— Information shown —
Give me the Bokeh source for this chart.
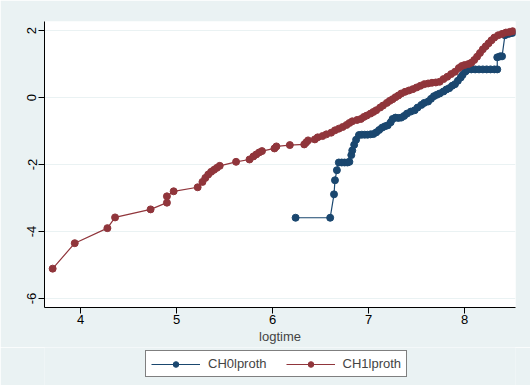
from bokeh.plotting import figure
from bokeh.layouts import column
from bokeh.models import Range1d, Legend, LegendItem, PrintfTickFormatter
from bokeh.embed import file_html
from bokeh.resources import INLINE

# CH0lproth (navy)
ch0_x = [6.24, 6.60, 6.64, 6.65, 6.67, 6.69, 6.72, 6.75, 6.78, 6.80, 6.82, 6.83, 6.85, 6.87,
         6.90, 6.93, 6.96, 6.99, 7.02, 7.05, 7.08, 7.11, 7.14, 7.17, 7.20, 7.23, 7.25, 7.28,
         7.31, 7.34, 7.37, 7.40, 7.44, 7.48, 7.51, 7.55, 7.58, 7.62, 7.65, 7.68, 7.71, 7.74,
         7.78, 7.81, 7.84, 7.87, 7.90, 7.93, 7.96, 7.98, 8.01, 8.03, 8.07, 8.11, 8.15, 8.19,
         8.23, 8.27, 8.31, 8.34, 8.34, 8.37, 8.39, 8.42, 8.45, 8.47, 8.50]
ch0_y = [-3.59, -3.59, -2.89, -2.47, -2.17, -1.94, -1.94, -1.94, -1.94, -1.92, -1.72, -1.58,
         -1.41, -1.26, -1.12, -1.11, -1.11, -1.11, -1.10, -1.09, -1.04, -0.97, -0.90, -0.86,
         -0.83, -0.74, -0.64, -0.60, -0.61, -0.60, -0.55, -0.48, -0.42, -0.38, -0.30, -0.22,
         -0.16, -0.12, -0.04, 0.04, 0.08, 0.12, 0.18, 0.24, 0.28, 0.35, 0.40, 0.50, 0.60, 0.68,
         0.78, 0.84, 0.84, 0.84, 0.84, 0.84, 0.84, 0.84, 0.84, 0.84, 1.20, 1.23, 1.23, 1.86,
         1.90, 1.91, 1.93]

# CH1lproth (maroon)
ch1_x = [3.71, 3.94, 4.28, 4.36, 4.73, 4.90, 4.90, 4.97, 5.22, 5.27, 5.30, 5.33, 5.36, 5.39,
         5.42, 5.45, 5.62, 5.76, 5.80, 5.83, 5.86, 5.89, 6.02, 6.04, 6.18, 6.33, 6.35, 6.37,
         6.44, 6.47, 6.52, 6.56, 6.61, 6.65, 6.69, 6.73, 6.77, 6.80, 6.83, 6.88, 6.92, 6.95,
         6.98, 7.02, 7.05, 7.08, 7.12, 7.15, 7.19, 7.22, 7.25, 7.28, 7.31, 7.34, 7.38, 7.42,
         7.46, 7.50, 7.54, 7.58, 7.62, 7.66, 7.70, 7.74, 7.78, 7.82, 7.86, 7.90, 7.94, 7.97,
         8.00, 8.04, 8.07, 8.10, 8.13, 8.16, 8.19, 8.22, 8.25, 8.28, 8.31, 8.35, 8.39, 8.43,
         8.47, 8.50]
ch1_y = [-5.11, -4.35, -3.90, -3.58, -3.34, -3.14, -2.95, -2.80, -2.68, -2.52, -2.40, -2.30,
         -2.22, -2.16, -2.10, -2.04, -1.92, -1.85, -1.76, -1.70, -1.64, -1.60, -1.52, -1.46,
         -1.42, -1.40, -1.34, -1.28, -1.25, -1.19, -1.15, -1.10, -1.05, -0.98, -0.93, -0.88,
         -0.82, -0.76, -0.71, -0.67, -0.64, -0.58, -0.54, -0.48, -0.43, -0.38, -0.30, -0.24,
         -0.16, -0.10, -0.05, 0.01, 0.06, 0.12, 0.17, 0.21, 0.25, 0.30, 0.35, 0.40, 0.42, 0.44,
         0.45, 0.47, 0.55, 0.62, 0.70, 0.77, 0.88, 0.94, 0.97, 1.00, 1.04, 1.12, 1.22, 1.33,
         1.44, 1.53, 1.62, 1.71, 1.79, 1.86, 1.90, 1.94, 1.96, 1.98]

x_ticks = [4, 5, 6, 7, 8]
y_ticks = [-6, -4, -2, 0, 2]
series_labels = ["CH0lproth", "CH1lproth"]

NAVY = "#1A476F"
MAROON = "#90353B"
PANEL = "#EAF2F3"
FONT = "Liberation Sans"

p = figure(width=530, height=347, output_backend="svg", toolbar_location=None,
           x_range=Range1d(3.625, 8.53), y_range=Range1d(-6.27, 2.27),
           min_border_left=44, min_border_right=15, min_border_top=21,
           min_border_bottom=40)
p.background_fill_color = "white"
p.border_fill_color = PANEL
p.outline_line_color = None

p.xgrid.visible = False
p.ygrid.grid_line_color = PANEL
p.ygrid.grid_line_width = 1

for ax in (p.xaxis, p.yaxis):
    ax.axis_line_color = "black"
    ax.major_tick_line_color = "black"
    ax.minor_tick_line_color = None
    ax.major_tick_out = 6
    ax.major_tick_in = 0
    ax.major_label_text_font = FONT
    ax.major_label_text_font_size = "13px"
    ax.major_label_text_color = "black"
    ax.formatter = PrintfTickFormatter(format="%d")

p.xaxis.ticker = x_ticks
p.yaxis.ticker = y_ticks
p.yaxis.major_label_orientation = "vertical"
p.xaxis.major_label_standoff = 1
p.yaxis.major_label_standoff = 2
p.xaxis.axis_label = "logtime"
p.xaxis.axis_label_text_font = FONT
p.xaxis.axis_label_text_font_size = "13px"
p.xaxis.axis_label_text_font_style = "normal"
p.xaxis.axis_label_standoff = 2

p.line(ch0_x, ch0_y, line_color=NAVY, line_width=1.2)
p.scatter(ch0_x, ch0_y, size=7, fill_color=NAVY, line_color=NAVY)
p.line(ch1_x, ch1_y, line_color=MAROON, line_width=1.2)
p.scatter(ch1_x, ch1_y, size=7, fill_color=MAROON, line_color=MAROON)

# legend strip below the main plot (series renderers kept out of its view)
q = figure(width=530, height=38, output_backend="svg", toolbar_location=None,
           x_range=Range1d(100, 101), y_range=Range1d(100, 101),
           min_border=0, x_axis_location=None, y_axis_location=None)
q.background_fill_color = PANEL
q.border_fill_color = PANEL
q.outline_line_color = None
q.grid.visible = False
ql0 = q.line(ch0_x, ch0_y, line_color=NAVY, line_width=1.2)
qs0 = q.scatter(ch0_x, ch0_y, size=7, fill_color=NAVY, line_color=NAVY)
ql1 = q.line(ch1_x, ch1_y, line_color=MAROON, line_width=1.2)
qs1 = q.scatter(ch1_x, ch1_y, size=7, fill_color=MAROON, line_color=MAROON)

legend = Legend(items=[LegendItem(label=series_labels[0], renderers=[ql0, qs0]),
                       LegendItem(label=series_labels[1], renderers=[ql1, qs1])],
                orientation="horizontal", location=(101, 8))
legend.glyph_width = 49
legend.glyph_height = 14
legend.label_standoff = 8
legend.spacing = 19
legend.padding = 5
legend.margin = 0
legend.border_line_color = "black"
legend.border_line_width = 1
legend.background_fill_color = "white"
legend.background_fill_alpha = 1
legend.label_text_font = FONT
legend.label_text_font_size = "13px"
q.add_layout(legend, "center")

layout = column(p, q, spacing=0)
open("out.html", "w").write(file_html(layout, INLINE))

— What the exercise asks —
Repeat, with no pictures, each line from the beginning of the data through the line containing "from bokeh.resources import INLINE", inclusive.

— Answer to the exercise —
Give me the Bokeh source for this chart.
from bokeh.plotting import figure
from bokeh.layouts import column
from bokeh.models import Range1d, Legend, LegendItem, PrintfTickFormatter
from bokeh.embed import file_html
from bokeh.resources import INLINE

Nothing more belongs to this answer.